*WHAT IS REQUIRED*.
In the entries below, find the lines with the word "script" and copy them.

--- Start EXTRACTED DATA ---

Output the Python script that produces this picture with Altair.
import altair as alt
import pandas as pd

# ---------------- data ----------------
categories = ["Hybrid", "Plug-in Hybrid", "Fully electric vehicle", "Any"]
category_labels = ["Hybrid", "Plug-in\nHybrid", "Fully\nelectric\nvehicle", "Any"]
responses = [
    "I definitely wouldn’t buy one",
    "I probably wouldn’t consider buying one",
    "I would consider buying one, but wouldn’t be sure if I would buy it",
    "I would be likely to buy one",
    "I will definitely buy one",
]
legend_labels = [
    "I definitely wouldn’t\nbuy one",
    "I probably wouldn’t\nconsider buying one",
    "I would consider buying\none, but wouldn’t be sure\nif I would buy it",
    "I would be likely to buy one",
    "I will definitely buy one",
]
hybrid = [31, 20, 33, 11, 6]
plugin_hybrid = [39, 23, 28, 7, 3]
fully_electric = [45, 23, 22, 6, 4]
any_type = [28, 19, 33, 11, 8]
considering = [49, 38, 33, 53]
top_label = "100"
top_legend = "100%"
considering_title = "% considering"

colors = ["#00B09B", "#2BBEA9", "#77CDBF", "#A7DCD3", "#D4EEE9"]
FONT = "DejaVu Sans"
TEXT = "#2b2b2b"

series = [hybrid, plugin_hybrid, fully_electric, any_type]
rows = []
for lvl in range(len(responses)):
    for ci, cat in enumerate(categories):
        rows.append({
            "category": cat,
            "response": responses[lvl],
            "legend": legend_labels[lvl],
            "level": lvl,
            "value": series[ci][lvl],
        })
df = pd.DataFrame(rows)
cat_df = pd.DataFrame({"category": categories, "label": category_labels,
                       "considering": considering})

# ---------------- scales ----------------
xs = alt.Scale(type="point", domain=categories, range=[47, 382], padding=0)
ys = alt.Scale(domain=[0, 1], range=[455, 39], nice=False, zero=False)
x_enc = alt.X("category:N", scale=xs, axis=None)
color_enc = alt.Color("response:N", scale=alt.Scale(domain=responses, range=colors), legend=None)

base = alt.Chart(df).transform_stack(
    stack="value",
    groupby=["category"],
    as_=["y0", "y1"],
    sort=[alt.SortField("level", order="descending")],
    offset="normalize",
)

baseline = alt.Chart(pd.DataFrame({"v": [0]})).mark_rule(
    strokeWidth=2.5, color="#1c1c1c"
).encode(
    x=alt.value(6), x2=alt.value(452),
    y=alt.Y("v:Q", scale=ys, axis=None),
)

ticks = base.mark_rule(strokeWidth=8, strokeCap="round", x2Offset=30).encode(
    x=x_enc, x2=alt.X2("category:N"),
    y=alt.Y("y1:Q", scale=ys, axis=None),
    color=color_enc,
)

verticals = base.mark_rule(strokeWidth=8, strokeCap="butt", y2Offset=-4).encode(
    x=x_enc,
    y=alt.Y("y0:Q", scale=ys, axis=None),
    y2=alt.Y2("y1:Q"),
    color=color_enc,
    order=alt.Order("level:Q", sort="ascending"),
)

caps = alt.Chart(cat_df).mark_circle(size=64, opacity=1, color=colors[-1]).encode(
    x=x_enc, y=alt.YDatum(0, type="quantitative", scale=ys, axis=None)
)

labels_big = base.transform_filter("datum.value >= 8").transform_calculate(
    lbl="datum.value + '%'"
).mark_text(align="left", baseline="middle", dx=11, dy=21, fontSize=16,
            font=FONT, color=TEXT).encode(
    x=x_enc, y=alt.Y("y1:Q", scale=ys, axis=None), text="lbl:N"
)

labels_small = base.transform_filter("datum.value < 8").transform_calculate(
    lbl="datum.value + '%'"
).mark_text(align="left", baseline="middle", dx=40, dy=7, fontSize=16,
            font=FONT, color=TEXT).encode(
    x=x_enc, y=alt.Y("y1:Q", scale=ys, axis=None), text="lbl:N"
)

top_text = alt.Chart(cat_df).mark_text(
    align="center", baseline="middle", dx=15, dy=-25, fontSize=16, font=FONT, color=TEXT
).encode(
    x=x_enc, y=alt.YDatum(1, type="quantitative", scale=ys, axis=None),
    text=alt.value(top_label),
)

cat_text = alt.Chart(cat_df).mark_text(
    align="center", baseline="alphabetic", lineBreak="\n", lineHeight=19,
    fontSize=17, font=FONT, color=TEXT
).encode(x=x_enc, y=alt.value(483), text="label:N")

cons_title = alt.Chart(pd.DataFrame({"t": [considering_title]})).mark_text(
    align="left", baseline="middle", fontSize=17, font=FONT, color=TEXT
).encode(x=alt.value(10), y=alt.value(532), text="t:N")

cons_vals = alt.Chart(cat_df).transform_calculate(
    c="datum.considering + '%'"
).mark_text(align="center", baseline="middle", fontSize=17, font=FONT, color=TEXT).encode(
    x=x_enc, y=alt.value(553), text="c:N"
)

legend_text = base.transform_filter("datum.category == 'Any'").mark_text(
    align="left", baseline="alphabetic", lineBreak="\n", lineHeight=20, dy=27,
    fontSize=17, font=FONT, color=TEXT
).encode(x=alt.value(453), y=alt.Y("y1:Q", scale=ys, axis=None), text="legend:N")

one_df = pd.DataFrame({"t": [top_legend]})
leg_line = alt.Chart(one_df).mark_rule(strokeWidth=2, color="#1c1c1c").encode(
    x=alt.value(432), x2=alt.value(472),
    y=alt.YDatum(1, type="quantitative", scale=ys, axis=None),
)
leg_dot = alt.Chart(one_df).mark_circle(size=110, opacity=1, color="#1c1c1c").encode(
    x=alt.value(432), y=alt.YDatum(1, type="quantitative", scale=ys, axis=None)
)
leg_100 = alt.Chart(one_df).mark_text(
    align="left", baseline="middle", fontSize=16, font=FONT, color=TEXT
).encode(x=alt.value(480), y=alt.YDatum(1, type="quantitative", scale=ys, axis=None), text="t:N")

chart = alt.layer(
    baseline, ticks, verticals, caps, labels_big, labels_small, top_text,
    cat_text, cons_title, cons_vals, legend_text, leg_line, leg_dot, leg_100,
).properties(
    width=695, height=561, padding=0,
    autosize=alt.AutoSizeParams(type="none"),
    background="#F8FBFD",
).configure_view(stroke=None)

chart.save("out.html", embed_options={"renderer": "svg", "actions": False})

--- End EXTRACTED DATA ---
--- Start EXTRACTED DATA ---

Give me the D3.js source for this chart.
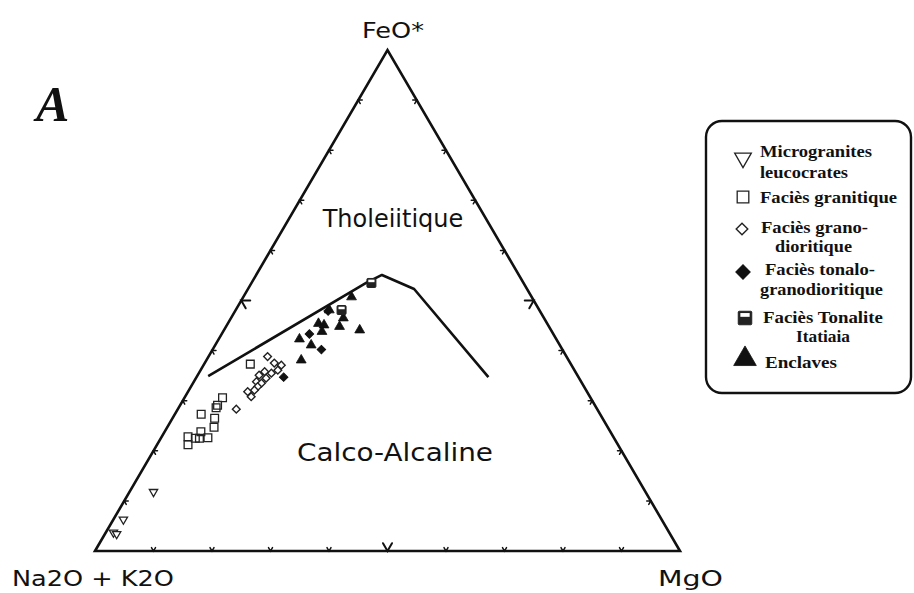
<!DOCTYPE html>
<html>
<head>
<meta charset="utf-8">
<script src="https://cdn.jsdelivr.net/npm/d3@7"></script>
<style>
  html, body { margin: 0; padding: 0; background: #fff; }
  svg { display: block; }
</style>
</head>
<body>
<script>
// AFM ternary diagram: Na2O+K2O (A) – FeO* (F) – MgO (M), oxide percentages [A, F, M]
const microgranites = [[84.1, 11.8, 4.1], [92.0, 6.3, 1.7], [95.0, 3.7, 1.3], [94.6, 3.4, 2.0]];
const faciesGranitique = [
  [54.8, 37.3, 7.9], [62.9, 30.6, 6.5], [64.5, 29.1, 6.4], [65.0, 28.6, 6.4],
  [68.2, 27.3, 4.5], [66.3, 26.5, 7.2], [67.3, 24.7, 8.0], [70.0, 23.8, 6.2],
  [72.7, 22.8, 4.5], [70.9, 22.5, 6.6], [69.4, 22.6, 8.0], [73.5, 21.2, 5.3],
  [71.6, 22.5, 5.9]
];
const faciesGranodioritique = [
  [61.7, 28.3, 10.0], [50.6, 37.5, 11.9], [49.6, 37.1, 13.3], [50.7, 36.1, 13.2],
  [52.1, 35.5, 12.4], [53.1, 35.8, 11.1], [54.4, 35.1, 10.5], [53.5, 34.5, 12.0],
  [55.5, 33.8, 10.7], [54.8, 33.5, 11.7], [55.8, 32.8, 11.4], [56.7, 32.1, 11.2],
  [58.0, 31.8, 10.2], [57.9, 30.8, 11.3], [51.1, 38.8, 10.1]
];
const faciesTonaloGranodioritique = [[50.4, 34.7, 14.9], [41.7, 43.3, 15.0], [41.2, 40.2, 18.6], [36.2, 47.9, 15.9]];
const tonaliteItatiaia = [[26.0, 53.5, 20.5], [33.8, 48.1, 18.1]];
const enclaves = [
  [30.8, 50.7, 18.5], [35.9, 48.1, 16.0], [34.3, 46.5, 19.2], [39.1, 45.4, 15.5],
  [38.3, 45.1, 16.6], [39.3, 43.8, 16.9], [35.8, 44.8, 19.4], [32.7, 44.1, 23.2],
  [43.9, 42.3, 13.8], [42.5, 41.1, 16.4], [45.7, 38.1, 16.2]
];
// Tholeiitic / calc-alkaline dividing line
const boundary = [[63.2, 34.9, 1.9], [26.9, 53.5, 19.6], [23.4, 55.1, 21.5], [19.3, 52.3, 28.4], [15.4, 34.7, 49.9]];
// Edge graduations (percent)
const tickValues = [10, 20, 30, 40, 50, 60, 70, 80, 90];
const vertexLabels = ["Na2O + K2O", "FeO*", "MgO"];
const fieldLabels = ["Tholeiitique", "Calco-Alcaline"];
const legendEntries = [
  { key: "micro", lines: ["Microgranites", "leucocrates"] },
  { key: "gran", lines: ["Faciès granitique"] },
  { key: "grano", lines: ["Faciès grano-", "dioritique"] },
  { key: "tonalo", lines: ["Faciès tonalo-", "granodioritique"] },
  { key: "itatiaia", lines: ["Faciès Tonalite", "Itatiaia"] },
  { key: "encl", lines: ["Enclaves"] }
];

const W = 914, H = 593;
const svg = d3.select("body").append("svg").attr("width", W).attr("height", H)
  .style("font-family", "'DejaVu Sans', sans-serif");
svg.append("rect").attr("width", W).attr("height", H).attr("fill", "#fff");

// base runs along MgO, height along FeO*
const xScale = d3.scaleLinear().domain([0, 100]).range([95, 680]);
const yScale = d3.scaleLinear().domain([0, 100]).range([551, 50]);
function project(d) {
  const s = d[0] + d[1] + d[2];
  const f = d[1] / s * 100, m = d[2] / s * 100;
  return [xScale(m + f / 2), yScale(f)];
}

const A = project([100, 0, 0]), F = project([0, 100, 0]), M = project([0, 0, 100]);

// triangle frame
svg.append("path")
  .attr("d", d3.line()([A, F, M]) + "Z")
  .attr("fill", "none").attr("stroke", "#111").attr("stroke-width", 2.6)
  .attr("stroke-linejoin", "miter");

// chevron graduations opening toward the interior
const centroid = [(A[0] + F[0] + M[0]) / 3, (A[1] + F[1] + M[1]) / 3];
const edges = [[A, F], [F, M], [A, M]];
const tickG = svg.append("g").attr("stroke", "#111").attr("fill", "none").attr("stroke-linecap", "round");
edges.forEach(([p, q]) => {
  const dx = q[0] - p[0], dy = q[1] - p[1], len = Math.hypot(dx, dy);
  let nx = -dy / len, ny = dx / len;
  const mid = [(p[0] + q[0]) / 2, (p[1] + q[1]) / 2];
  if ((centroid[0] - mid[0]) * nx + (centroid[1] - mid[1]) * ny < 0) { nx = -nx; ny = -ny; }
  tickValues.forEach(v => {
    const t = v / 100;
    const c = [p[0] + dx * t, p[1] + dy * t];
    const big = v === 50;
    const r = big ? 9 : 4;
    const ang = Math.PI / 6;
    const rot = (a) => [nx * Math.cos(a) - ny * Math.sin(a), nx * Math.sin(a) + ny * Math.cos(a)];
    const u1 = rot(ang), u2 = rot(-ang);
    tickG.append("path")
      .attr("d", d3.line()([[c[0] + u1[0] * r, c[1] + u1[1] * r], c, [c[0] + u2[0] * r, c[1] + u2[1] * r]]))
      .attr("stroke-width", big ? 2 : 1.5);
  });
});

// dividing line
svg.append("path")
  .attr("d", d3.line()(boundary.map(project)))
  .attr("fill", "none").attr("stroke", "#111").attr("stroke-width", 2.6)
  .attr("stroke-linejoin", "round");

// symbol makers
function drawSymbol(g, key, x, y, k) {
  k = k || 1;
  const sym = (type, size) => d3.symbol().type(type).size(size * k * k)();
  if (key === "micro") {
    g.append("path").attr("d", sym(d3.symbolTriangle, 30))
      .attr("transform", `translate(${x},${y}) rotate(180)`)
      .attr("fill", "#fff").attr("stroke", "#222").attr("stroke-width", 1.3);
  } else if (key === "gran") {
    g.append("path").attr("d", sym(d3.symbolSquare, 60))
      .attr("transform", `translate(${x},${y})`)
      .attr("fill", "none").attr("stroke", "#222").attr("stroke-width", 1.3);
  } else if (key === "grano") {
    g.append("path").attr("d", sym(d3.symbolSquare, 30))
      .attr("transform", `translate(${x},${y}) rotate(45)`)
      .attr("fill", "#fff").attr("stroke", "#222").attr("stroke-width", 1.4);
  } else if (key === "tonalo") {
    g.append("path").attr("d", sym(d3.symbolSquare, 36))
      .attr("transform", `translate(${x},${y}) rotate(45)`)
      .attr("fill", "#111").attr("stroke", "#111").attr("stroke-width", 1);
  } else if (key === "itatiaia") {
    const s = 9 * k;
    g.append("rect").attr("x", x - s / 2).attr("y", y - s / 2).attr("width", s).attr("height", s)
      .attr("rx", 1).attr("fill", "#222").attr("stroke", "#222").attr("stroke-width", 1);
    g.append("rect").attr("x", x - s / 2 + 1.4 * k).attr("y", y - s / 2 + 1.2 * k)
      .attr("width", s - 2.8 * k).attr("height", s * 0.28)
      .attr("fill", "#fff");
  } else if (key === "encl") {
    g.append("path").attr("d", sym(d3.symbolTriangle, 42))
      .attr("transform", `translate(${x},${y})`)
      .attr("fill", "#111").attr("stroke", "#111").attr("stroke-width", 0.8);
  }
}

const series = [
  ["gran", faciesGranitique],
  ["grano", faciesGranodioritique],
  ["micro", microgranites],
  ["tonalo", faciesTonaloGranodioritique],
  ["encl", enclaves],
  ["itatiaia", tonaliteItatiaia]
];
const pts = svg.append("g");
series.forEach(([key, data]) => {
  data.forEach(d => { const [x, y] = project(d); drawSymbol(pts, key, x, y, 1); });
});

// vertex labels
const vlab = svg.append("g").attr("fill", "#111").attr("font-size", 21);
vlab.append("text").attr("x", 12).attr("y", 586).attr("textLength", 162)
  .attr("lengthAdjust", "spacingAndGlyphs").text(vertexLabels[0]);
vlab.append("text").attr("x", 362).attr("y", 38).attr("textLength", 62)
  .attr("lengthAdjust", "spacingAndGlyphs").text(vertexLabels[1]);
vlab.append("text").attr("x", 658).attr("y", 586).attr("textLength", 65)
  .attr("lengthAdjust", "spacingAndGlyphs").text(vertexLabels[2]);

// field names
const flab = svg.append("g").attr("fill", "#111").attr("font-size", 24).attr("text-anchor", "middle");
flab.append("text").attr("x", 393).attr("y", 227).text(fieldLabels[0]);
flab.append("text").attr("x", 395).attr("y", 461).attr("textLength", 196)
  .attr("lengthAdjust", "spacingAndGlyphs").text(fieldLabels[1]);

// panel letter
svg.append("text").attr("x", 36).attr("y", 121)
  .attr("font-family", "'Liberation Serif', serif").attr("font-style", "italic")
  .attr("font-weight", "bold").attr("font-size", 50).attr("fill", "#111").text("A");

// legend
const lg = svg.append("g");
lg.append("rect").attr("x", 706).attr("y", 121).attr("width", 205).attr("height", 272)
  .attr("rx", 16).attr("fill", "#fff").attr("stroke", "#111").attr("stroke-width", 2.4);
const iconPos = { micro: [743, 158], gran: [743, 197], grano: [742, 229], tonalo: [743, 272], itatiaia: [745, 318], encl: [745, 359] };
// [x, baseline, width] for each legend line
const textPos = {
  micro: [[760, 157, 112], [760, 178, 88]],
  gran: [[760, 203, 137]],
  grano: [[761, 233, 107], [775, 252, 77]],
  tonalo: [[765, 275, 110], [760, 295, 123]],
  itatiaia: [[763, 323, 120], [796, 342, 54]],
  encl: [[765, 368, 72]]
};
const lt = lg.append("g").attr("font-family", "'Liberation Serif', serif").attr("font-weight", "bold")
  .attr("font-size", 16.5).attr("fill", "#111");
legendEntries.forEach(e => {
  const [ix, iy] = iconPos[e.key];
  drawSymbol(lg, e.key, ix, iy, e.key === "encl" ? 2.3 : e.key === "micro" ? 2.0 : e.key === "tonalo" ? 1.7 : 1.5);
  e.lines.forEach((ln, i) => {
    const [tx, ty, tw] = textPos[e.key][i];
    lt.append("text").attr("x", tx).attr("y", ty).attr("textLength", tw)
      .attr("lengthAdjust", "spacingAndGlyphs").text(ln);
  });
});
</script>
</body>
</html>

--- End EXTRACTED DATA ---

*RESULT OF THIS TASK*.
Output the Python script that produces this picture with Altair.
<script src="https://cdn.jsdelivr.net/npm/d3@7"></script>
<script>
</script>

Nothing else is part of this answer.